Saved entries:
--------------------------------
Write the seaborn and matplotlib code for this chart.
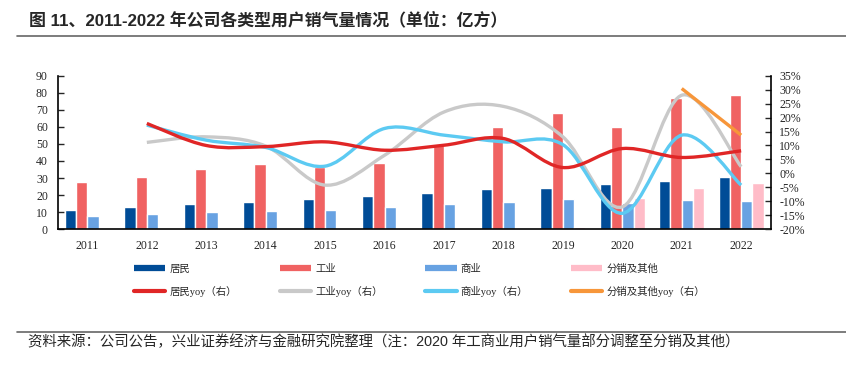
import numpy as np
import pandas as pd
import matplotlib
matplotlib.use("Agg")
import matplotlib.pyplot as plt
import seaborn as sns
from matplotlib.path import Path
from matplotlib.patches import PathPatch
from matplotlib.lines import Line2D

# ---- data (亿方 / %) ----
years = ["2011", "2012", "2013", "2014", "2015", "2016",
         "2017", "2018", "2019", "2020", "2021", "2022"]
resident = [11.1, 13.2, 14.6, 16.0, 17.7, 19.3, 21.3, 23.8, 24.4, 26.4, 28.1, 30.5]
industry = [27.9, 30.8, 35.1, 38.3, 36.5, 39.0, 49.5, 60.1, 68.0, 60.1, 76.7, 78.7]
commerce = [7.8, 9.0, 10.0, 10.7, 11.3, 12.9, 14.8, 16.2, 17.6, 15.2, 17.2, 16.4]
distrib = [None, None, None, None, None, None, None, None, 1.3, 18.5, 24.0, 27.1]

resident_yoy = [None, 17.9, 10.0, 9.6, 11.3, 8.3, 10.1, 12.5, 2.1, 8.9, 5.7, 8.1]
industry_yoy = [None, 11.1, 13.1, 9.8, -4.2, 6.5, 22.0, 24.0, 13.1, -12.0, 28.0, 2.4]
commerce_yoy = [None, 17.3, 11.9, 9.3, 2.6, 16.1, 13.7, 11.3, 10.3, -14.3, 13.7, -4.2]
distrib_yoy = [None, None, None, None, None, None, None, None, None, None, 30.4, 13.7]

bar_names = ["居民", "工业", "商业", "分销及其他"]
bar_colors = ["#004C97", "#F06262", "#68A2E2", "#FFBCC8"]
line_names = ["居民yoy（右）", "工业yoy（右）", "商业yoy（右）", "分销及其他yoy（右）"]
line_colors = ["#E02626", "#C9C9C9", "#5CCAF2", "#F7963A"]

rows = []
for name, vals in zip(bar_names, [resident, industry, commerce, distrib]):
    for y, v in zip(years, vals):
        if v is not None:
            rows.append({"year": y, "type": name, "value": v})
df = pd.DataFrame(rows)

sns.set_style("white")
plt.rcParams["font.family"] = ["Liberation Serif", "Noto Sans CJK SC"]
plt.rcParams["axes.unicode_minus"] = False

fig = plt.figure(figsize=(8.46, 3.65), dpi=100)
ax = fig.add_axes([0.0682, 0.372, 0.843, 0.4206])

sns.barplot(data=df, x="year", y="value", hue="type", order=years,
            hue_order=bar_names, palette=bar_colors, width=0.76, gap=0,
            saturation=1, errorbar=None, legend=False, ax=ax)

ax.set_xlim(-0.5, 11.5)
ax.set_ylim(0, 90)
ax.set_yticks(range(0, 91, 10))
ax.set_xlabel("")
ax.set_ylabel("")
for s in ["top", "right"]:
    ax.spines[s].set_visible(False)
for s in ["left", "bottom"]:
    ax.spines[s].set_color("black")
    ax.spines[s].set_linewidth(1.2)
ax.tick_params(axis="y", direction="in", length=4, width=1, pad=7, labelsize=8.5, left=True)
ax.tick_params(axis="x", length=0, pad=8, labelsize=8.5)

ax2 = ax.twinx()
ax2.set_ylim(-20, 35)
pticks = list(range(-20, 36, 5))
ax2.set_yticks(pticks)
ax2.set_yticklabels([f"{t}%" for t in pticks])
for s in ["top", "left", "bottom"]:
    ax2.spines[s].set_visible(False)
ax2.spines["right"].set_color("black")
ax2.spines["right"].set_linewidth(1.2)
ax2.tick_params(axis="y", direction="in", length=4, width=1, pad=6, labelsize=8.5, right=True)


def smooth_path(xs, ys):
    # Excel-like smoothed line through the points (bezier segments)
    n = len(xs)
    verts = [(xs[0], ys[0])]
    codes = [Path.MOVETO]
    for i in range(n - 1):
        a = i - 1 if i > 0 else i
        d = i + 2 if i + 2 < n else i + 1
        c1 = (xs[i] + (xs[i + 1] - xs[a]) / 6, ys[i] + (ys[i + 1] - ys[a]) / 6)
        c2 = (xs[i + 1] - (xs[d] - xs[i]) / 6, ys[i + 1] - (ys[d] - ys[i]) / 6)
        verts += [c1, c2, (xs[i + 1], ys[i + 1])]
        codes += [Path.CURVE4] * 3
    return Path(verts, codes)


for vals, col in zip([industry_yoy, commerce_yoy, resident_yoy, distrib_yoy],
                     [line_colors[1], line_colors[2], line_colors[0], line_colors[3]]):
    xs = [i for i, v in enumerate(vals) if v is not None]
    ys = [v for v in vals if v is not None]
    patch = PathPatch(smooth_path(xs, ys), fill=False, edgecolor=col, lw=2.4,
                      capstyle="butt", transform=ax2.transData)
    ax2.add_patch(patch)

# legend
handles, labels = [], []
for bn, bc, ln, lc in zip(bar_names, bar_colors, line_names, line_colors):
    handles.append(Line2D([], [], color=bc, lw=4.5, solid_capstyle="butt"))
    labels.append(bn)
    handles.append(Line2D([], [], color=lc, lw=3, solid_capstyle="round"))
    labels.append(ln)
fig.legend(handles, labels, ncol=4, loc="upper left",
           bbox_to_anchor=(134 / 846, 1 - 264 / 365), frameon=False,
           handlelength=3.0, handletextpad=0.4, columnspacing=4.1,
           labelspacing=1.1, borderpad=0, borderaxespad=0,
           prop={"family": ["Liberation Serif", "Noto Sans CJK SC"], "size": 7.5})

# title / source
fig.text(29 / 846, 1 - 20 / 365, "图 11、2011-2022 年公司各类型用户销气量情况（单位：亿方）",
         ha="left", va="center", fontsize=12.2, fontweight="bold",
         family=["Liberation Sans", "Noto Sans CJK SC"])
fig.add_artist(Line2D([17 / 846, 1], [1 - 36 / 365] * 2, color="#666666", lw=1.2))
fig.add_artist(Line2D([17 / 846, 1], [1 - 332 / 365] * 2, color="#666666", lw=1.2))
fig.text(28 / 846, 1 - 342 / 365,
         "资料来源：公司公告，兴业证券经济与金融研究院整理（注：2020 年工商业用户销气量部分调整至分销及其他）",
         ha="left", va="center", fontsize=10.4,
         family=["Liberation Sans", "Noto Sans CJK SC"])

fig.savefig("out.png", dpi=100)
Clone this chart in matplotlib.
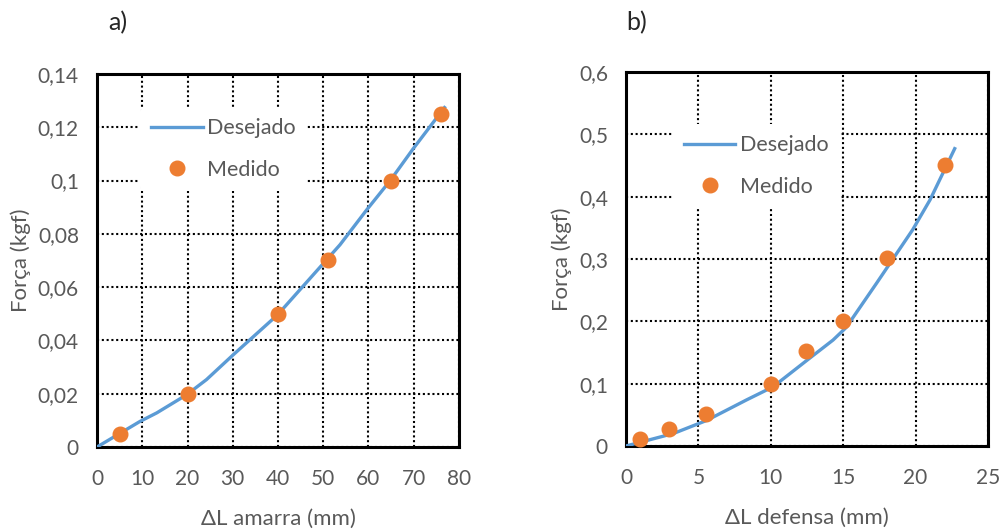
--------------------------------
• _TASK TO COMPLETE_
Leave out the pictures and give the listing above again exactly.

• _OUTPUT FOR THIS TASK_
Write the seaborn and matplotlib code for this chart.
import numpy as np
import pandas as pd
import matplotlib
matplotlib.use("Agg")
import matplotlib.pyplot as plt
import seaborn as sns
from matplotlib.path import Path
from matplotlib.patches import PathPatch
from matplotlib.lines import Line2D

# ---- data (亿方 / %) ----
years = ["2011", "2012", "2013", "2014", "2015", "2016",
         "2017", "2018", "2019", "2020", "2021", "2022"]
resident = [11.1, 13.2, 14.6, 16.0, 17.7, 19.3, 21.3, 23.8, 24.4, 26.4, 28.1, 30.5]
industry = [27.9, 30.8, 35.1, 38.3, 36.5, 39.0, 49.5, 60.1, 68.0, 60.1, 76.7, 78.7]
commerce = [7.8, 9.0, 10.0, 10.7, 11.3, 12.9, 14.8, 16.2, 17.6, 15.2, 17.2, 16.4]
distrib = [None, None, None, None, None, None, None, None, 1.3, 18.5, 24.0, 27.1]

resident_yoy = [None, 17.9, 10.0, 9.6, 11.3, 8.3, 10.1, 12.5, 2.1, 8.9, 5.7, 8.1]
industry_yoy = [None, 11.1, 13.1, 9.8, -4.2, 6.5, 22.0, 24.0, 13.1, -12.0, 28.0, 2.4]
commerce_yoy = [None, 17.3, 11.9, 9.3, 2.6, 16.1, 13.7, 11.3, 10.3, -14.3, 13.7, -4.2]
distrib_yoy = [None, None, None, None, None, None, None, None, None, None, 30.4, 13.7]

bar_names = ["居民", "工业", "商业", "分销及其他"]
bar_colors = ["#004C97", "#F06262", "#68A2E2", "#FFBCC8"]
line_names = ["居民yoy（右）", "工业yoy（右）", "商业yoy（右）", "分销及其他yoy（右）"]
line_colors = ["#E02626", "#C9C9C9", "#5CCAF2", "#F7963A"]

rows = []
for name, vals in zip(bar_names, [resident, industry, commerce, distrib]):
    for y, v in zip(years, vals):
        if v is not None:
            rows.append({"year": y, "type": name, "value": v})
df = pd.DataFrame(rows)

sns.set_style("white")
plt.rcParams["font.family"] = ["Liberation Serif", "Noto Sans CJK SC"]
plt.rcParams["axes.unicode_minus"] = False

fig = plt.figure(figsize=(8.46, 3.65), dpi=100)
ax = fig.add_axes([0.0682, 0.372, 0.843, 0.4206])

sns.barplot(data=df, x="year", y="value", hue="type", order=years,
            hue_order=bar_names, palette=bar_colors, width=0.76, gap=0,
            saturation=1, errorbar=None, legend=False, ax=ax)

ax.set_xlim(-0.5, 11.5)
ax.set_ylim(0, 90)
ax.set_yticks(range(0, 91, 10))
ax.set_xlabel("")
ax.set_ylabel("")
for s in ["top", "right"]:
    ax.spines[s].set_visible(False)
for s in ["left", "bottom"]:
    ax.spines[s].set_color("black")
    ax.spines[s].set_linewidth(1.2)
ax.tick_params(axis="y", direction="in", length=4, width=1, pad=7, labelsize=8.5, left=True)
ax.tick_params(axis="x", length=0, pad=8, labelsize=8.5)

ax2 = ax.twinx()
ax2.set_ylim(-20, 35)
pticks = list(range(-20, 36, 5))
ax2.set_yticks(pticks)
ax2.set_yticklabels([f"{t}%" for t in pticks])
for s in ["top", "left", "bottom"]:
    ax2.spines[s].set_visible(False)
ax2.spines["right"].set_color("black")
ax2.spines["right"].set_linewidth(1.2)
ax2.tick_params(axis="y", direction="in", length=4, width=1, pad=6, labelsize=8.5, right=True)


def smooth_path(xs, ys):
    # Excel-like smoothed line through the points (bezier segments)
    n = len(xs)
    verts = [(xs[0], ys[0])]
    codes = [Path.MOVETO]
    for i in range(n - 1):
        a = i - 1 if i > 0 else i
        d = i + 2 if i + 2 < n else i + 1
        c1 = (xs[i] + (xs[i + 1] - xs[a]) / 6, ys[i] + (ys[i + 1] - ys[a]) / 6)
        c2 = (xs[i + 1] - (xs[d] - xs[i]) / 6, ys[i + 1] - (ys[d] - ys[i]) / 6)
        verts += [c1, c2, (xs[i + 1], ys[i + 1])]
        codes += [Path.CURVE4] * 3
    return Path(verts, codes)


for vals, col in zip([industry_yoy, commerce_yoy, resident_yoy, distrib_yoy],
                     [line_colors[1], line_colors[2], line_colors[0], line_colors[3]]):
    xs = [i for i, v in enumerate(vals) if v is not None]
    ys = [v for v in vals if v is not None]
    patch = PathPatch(smooth_path(xs, ys), fill=False, edgecolor=col, lw=2.4,
                      capstyle="butt", transform=ax2.transData)
    ax2.add_patch(patch)

# legend
handles, labels = [], []
for bn, bc, ln, lc in zip(bar_names, bar_colors, line_names, line_colors):
    handles.append(Line2D([], [], color=bc, lw=4.5, solid_capstyle="butt"))
    labels.append(bn)
    handles.append(Line2D([], [], color=lc, lw=3, solid_capstyle="round"))
    labels.append(ln)
fig.legend(handles, labels, ncol=4, loc="upper left",
           bbox_to_anchor=(134 / 846, 1 - 264 / 365), frameon=False,
           handlelength=3.0, handletextpad=0.4, columnspacing=4.1,
           labelspacing=1.1, borderpad=0, borderaxespad=0,
           prop={"family": ["Liberation Serif", "Noto Sans CJK SC"], "size": 7.5})

# title / source
fig.text(29 / 846, 1 - 20 / 365, "图 11、2011-2022 年公司各类型用户销气量情况（单位：亿方）",
         ha="left", va="center", fontsize=12.2, fontweight="bold",
         family=["Liberation Sans", "Noto Sans CJK SC"])
fig.add_artist(Line2D([17 / 846, 1], [1 - 36 / 365] * 2, color="#666666", lw=1.2))
fig.add_artist(Line2D([17 / 846, 1], [1 - 332 / 365] * 2, color="#666666", lw=1.2))
fig.text(28 / 846, 1 - 342 / 365,
         "资料来源：公司公告，兴业证券经济与金融研究院整理（注：2020 年工商业用户销气量部分调整至分销及其他）",
         ha="left", va="center", fontsize=10.4,
         family=["Liberation Sans", "Noto Sans CJK SC"])

fig.savefig("out.png", dpi=100)
Clone this chart in matplotlib.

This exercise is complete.